Indian leaders were stung by an Australian newspaper headline so much so they had to shoot off a letter to the editor objecting to the tenor of their language. The word that touched their raw nerve was apocalypse.

The ‘offending’ headline in The Australian — Modi leads India out of lockdown ... into a viral apocalypse — spurred the Indian High Commissioner to issue a detailed rejoinder in which he slammed their story as “baseless, malicious and slanderous”. The envoy accused the editor of publishing the report with “sole objective of undermining the universally acclaimed approach taken by the Indian government to fight the pandemic”. The biblical apocalyptic headline has rattled the Indian establishment as it insinuated a complete breakdown and chaos due to mismanagement.

Apocalypse as an idea has exercised the minds of thinkers, artists and litterateurs since biblical antiquity. The end of the world and the new beginning for good and bad have excited the creative imagination over the centuries.
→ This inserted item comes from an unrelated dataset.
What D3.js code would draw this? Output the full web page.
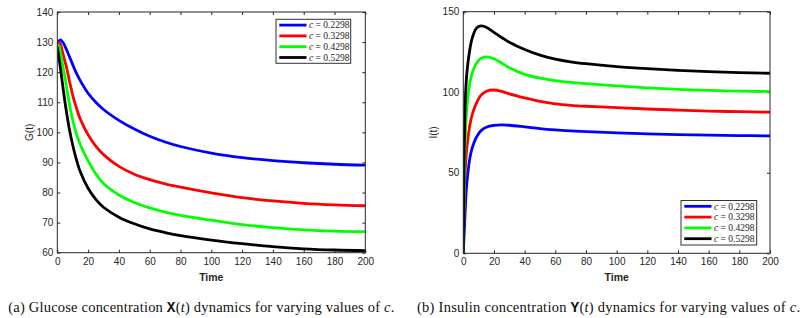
<!doctype html>
<html lang="en">
<head>
<meta charset="utf-8">
<title>glucose insulin</title>
<style>
    body { margin: 0; background: white; }
    .tick text { font-family: "Liberation Sans", Arial, sans-serif; font-size: 10px; fill: #262626; }
    .tick line { stroke: #262626; }
    .axisLabel { font-family: "Liberation Sans", Arial, sans-serif; fill: #262626; }
    .caption { font-family: "Liberation Serif", "Times New Roman", serif; font-size: 14.5px; fill: #111; }
    .legendText { font-family: "Liberation Serif", serif; font-size: 9.5px; fill: #222; }
</style>
</head>
<body>
<div id="chart"></div>
<script src="https://cdn.jsdelivr.net/npm/d3@7"></script>
<script>
// time grid shared by all curves
var time = [0, 1, 2, 3, 4, 5, 6, 8, 10, 12, 15, 20, 25, 30, 40, 50, 60, 70, 80, 100, 120, 140, 160, 180, 200];

var cValues = ["0.2298", "0.3298", "0.4298", "0.5298"];
var colors = ["#0000ff", "#ff0000", "#00ff00", "#000000"];

// glucose G(t), one array per c
var glucose1 = [129, 130.3, 130.7, 130.3, 129.6, 128.6, 127.5, 125.0, 122.5, 120.1, 117.1, 113.0, 110.0, 107.6, 104.0, 101.1, 98.7, 96.8, 95.3, 93.1, 91.6, 90.6, 89.9, 89.4, 89.1];
var glucose2 = [129, 129.7, 129.3, 127.5, 125.5, 123.5, 121.6, 116.8, 112.4, 108.8, 104.3, 99.2, 95.4, 92.6, 88.7, 86.1, 84.3, 82.9, 81.8, 79.9, 78.3, 77.2, 76.4, 75.9, 75.6];
var glucose3 = [129, 128.8, 126.5, 123.7, 121, 118.3, 115.1, 109.1, 104.1, 100.2, 95.8, 90.5, 86.2, 83.0, 79.2, 76.7, 74.9, 73.5, 72.4, 70.8, 69.3, 68.3, 67.6, 67.2, 67.0];
var glucose4 = [128.5, 125, 121.5, 117.6, 113.7, 110, 106.6, 100.6, 95.8, 91.7, 86.8, 81.4, 77.7, 75.1, 71.8, 69.6, 67.9, 66.7, 65.7, 64.2, 63.0, 62.0, 61.3, 60.9, 60.7];

// insulin I(t), one array per c
var insulin1 = [0, 21, 40, 50, 57.5, 62.5, 66, 71, 74.3, 76.5, 78.3, 79.4, 79.7, 79.5, 78.5, 77.4, 76.6, 76, 75.5, 74.8, 74.2, 73.7, 73.4, 73.1, 72.9];
var insulin2 = [0, 46, 62, 71, 78, 83, 86.7, 92, 96, 98.6, 100.6, 101.4, 100.5, 99.0, 96.5, 94.3, 92.8, 91.9, 91.3, 90.4, 89.6, 88.9, 88.3, 87.9, 87.6];
var insulin3 = [0, 62, 87, 97, 104, 109, 112.5, 117, 119.8, 121.3, 122, 120.8, 118.1, 115.2, 111.1, 108.7, 107.2, 106.1, 105.3, 103.9, 102.7, 101.8, 101.1, 100.7, 100.4];
var insulin4 = [0, 85, 108, 118, 125, 130.5, 134.2, 139, 140.8, 141.2, 140.3, 137.2, 134, 131, 126.5, 123, 120.6, 118.9, 117.7, 115.9, 114.6, 113.6, 112.8, 112.2, 111.8];

var xTicks = [0, 20, 40, 60, 80, 100, 120, 140, 160, 180, 200];
var gTicks = [60, 70, 80, 90, 100, 110, 120, 130, 140];
var iTicks = [0, 50, 100, 150];

var svg = d3.select("#chart").append("svg")
    .attr("width", 808)
    .attr("height", 318);

svg.append("rect").attr("width", 808).attr("height", 318).attr("fill", "white");

function drawPanel(opts) {
    var x = d3.scaleLinear().domain([0, 200]).range([opts.left, opts.right]);
    var y = d3.scaleLinear().domain(opts.yDomain).range([opts.bottom, opts.top]);

    var g = svg.append("g");

    g.append("g")
        .attr("transform", "translate(0," + opts.bottom + ")")
        .call(d3.axisBottom(x).tickValues(xTicks).tickSizeInner(-3).tickSizeOuter(0).tickPadding(5));
    g.append("g")
        .attr("transform", "translate(0," + opts.top + ")")
        .call(d3.axisTop(x).tickValues(xTicks).tickSizeInner(-3).tickSizeOuter(0).tickFormat(""));
    g.append("g")
        .attr("transform", "translate(" + opts.left + ",0)")
        .call(d3.axisLeft(y).tickValues(opts.yTicks).tickSizeInner(-3).tickSizeOuter(0).tickPadding(4));
    g.append("g")
        .attr("transform", "translate(" + opts.right + ",0)")
        .call(d3.axisRight(y).tickValues(opts.yTicks).tickSizeInner(-3).tickSizeOuter(0).tickFormat(""));
    g.selectAll(".domain").remove();

    var line = d3.line()
        .x(function(d) { return x(d[0]); })
        .y(function(d) { return y(d[1]); })
        .curve(d3.curveCatmullRom.alpha(0.5));

    var clipId = "clip" + opts.id;
    g.append("clipPath").attr("id", clipId)
        .append("rect")
        .attr("x", opts.left).attr("y", opts.top)
        .attr("width", opts.right - opts.left).attr("height", opts.bottom - opts.top);

    opts.series.forEach(function(vals, i) {
        g.append("path")
            .datum(time.map(function(t, k) { return [t, vals[k]]; }))
            .attr("clip-path", "url(#" + clipId + ")")
            .attr("fill", "none")
            .attr("stroke", colors[i])
            .attr("stroke-width", 2.8)
            .attr("stroke-linejoin", "round")
            .attr("d", line);
    });

    // frame
    g.append("rect")
        .attr("x", opts.left).attr("y", opts.top)
        .attr("width", opts.right - opts.left).attr("height", opts.bottom - opts.top)
        .attr("fill", "none").attr("stroke", "#262626").attr("stroke-width", 1);

    g.append("text").attr("class", "axisLabel")
        .attr("x", (opts.left + opts.right) / 2).attr("y", opts.bottom + 28)
        .attr("text-anchor", "middle")
        .style("font-size", "10.5px").style("font-weight", "bold")
        .text("Time");

    g.append("text").attr("class", "axisLabel")
        .attr("transform", "translate(" + opts.yLabelX + "," + ((opts.top + opts.bottom) / 2) + ") rotate(-90)")
        .attr("text-anchor", "middle")
        .style("font-size", "10px")
        .text(opts.yLabel);

    // legend
    var lg = g.append("g").attr("transform", "translate(" + opts.legend[0] + "," + opts.legend[1] + ")");
    lg.append("rect")
        .attr("width", opts.legend[2]).attr("height", opts.legend[3])
        .attr("fill", "white").attr("stroke", "#333").attr("stroke-width", 1);
    cValues.forEach(function(c, i) {
        var yy = 5.8 + i * 10.8;
        lg.append("line")
            .attr("x1", 3.3).attr("x2", 30.5)
            .attr("y1", yy).attr("y2", yy)
            .attr("stroke", colors[i]).attr("stroke-width", 2.8);
        var t = lg.append("text").attr("class", "legendText")
            .attr("x", 33).attr("y", yy + 3.2);
        t.append("tspan").style("font-style", "italic").text("c");
        t.append("tspan").text(" = " + c);
    });

    // caption
    var cap = svg.append("text").attr("class", "caption")
        .attr("x", opts.capX).attr("y", 311.5)
        .attr("textLength", opts.capWidth)
        .attr("lengthAdjust", "spacing");
    cap.append("tspan").text(opts.capLetter + "  " + opts.capWord + " concentration ");
    cap.append("tspan").style("font-family", "'Liberation Mono', monospace").style("font-weight", "bold").text(opts.capVar);
    cap.append("tspan").text("(");
    cap.append("tspan").style("font-style", "italic").text("t");
    cap.append("tspan").text(") dynamics for varying values of ");
    cap.append("tspan").style("font-style", "italic").text("c");
    cap.append("tspan").text(".");
}

drawPanel({
    id: "a", left: 57.3, right: 365.3, top: 12, bottom: 252.7,
    yDomain: [60, 140], yTicks: gTicks, yLabel: "G(t)", yLabelX: 33,
    series: [glucose1, glucose2, glucose3, glucose4],
    legend: [276, 19.3, 74.7, 44],
    capX: 8.3, capWidth: 386, capLetter: "(a)", capWord: "Glucose", capVar: "X"
});

drawPanel({
    id: "b", left: 463.3, right: 770, top: 11.7, bottom: 253.3,
    yDomain: [0, 150], yTicks: iTicks, yLabel: "I(t)", yLabelX: 437,
    series: [insulin1, insulin2, insulin3, insulin4],
    legend: [681, 200.5, 75.7, 44.5],
    capX: 417, capWidth: 383, capLetter: "(b)", capWord: "Insulin", capVar: "Y"
});
</script>
</body>
</html>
We read of great dinosaurs being wiped off the earth by a meteorite strike millions of years ago. It took several million more years for life to flourish again. A meteorite strike is the one we know of and read of. But life can vanish in many different ways. The animate creatures, that too intelligent ones, can be destroyed from within by pathogens, microscopic creatures not visible to naked human eye. The coronavirus pandemic that we are experiencing now could be one such moment. The deadly virus has been eating into vitals of the most advanced civilisation yet for more than a year with no end visible in the near future. It could well be one of those elemental forces unleashed by nature to devour us and all other living beings. It may well herald the end of the world as we know it and the beginning of a new epoch on tabula rasa. The cosmic principle — periodic destruction and regeneration — may be at work. However hard we may resist, the inexorable law of nature will assert itself. We may be living one of those apocalyptic moments.
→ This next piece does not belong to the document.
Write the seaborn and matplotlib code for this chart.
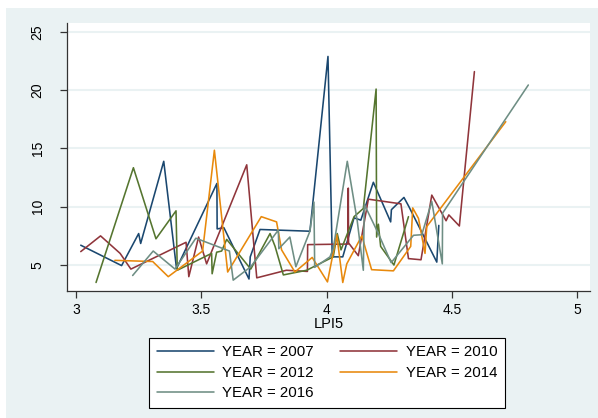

The end of the world can come in different ways. It can come through a steady deterioration of our living ecosystem and weather, the climate change that we have all been talking about and are worried about. The planet may slowly decay and become inhabitable. The sea levels may imperceptibly rise and envelop the earth, leaving us no place to live. The vast oceans themselves may evaporate ending life once for all. The earth may be caught in vast powerful storms with all objects flying into air and revolving around it with such great velocity that life and civilisation may not survive it. The cataclysmic events have been the staple of many narratives both fictional and non-fictional and are said to bring about a fundamental change in the way the nature functions.

Apocalyptic events have been postulated, theorised and talked about since millennia. The present coronavirus moment could be potentially one such event where the deadly pathogen will work to cripple the civilisation so much it may sow seeds of its destruction. It may not be a one-off event and could be a series of outbreaks of varying intensity over hundreds of years which might ultimately denude the earth of life. This end-of-the-world theory might appear as over-pessimistic reading of a situation. But the idea is worth studying as it gives us a better perspective on ephemeral nature of our existence.

The present healthcare crisis that has claimed over three million lives has opened up the possibility another dystopian scenario. Oxygen — the air we live on — is taken for granted and is our birth right by virtue of being born on this earth. That may not be the case anymore if the crisis India is going through is any indication. The virus-hit patients are not getting adequate oxygen from the ambient air. Primers published by newspapers, quoting experts, tell us ambient air consists of 78 per cent nitrogen and 21 per cent oxygen. The patients, who are unable to source life-saving gas from normal air, need special supply of oxygen. Machines and devices exist to harvest oxygen from general air and store it in concentrated form in special cylinders. Some of these devices known as concentrators harvest the gas on the go and keep the patients alive by enabling them to breathe it easy.

Here is yet another of my wild guesses. The 21 per cent oxygen in the air that is sustaining life on the earth may decline over the years making it difficult for humans to breathe. For a while humans will be able to survive by harvesting oxygen from normal air through advanced gadgets. We may have to set up oxygen plants across our homes and offices to make it possible for us to breathe comfortably. We may have piped oxygen along with cooking gas at our homes. But it might get increasingly difficult to mobilise this life-saving gas from air as its proportion in the ambient air declines. That sets the stage for end-of-the world scenario. No evidence yet for this but the latest worldwide crisis should alert us to various apocalyptic scenarios.

One silver lining recently was the ability to manufacture oxygen on an alien planet. Nasa’s Perseverance rover has been able to harvest the life-sustaining gas from the Martian air, thereby raising hopes man can migrate to other planets when the life on this earth is endangered by some cosmic event. So the end of life on this earth may not mean end of history as humans can acquire capabilities to live another planet. This brings me to another concept of end of history proposed by Francis Fukuyama. More on it in another column as it deals with altogether different subject.

I am just playing a devils’s advocate. There is no scientific evidence that any of these scenarios will happen. Apocalypse has been feared and anticipated over millennia. That is why Indian Prime Minister Narendra Modi, who sees himself as a permanent leader of a permanent revolution, took offence at this sweeping word.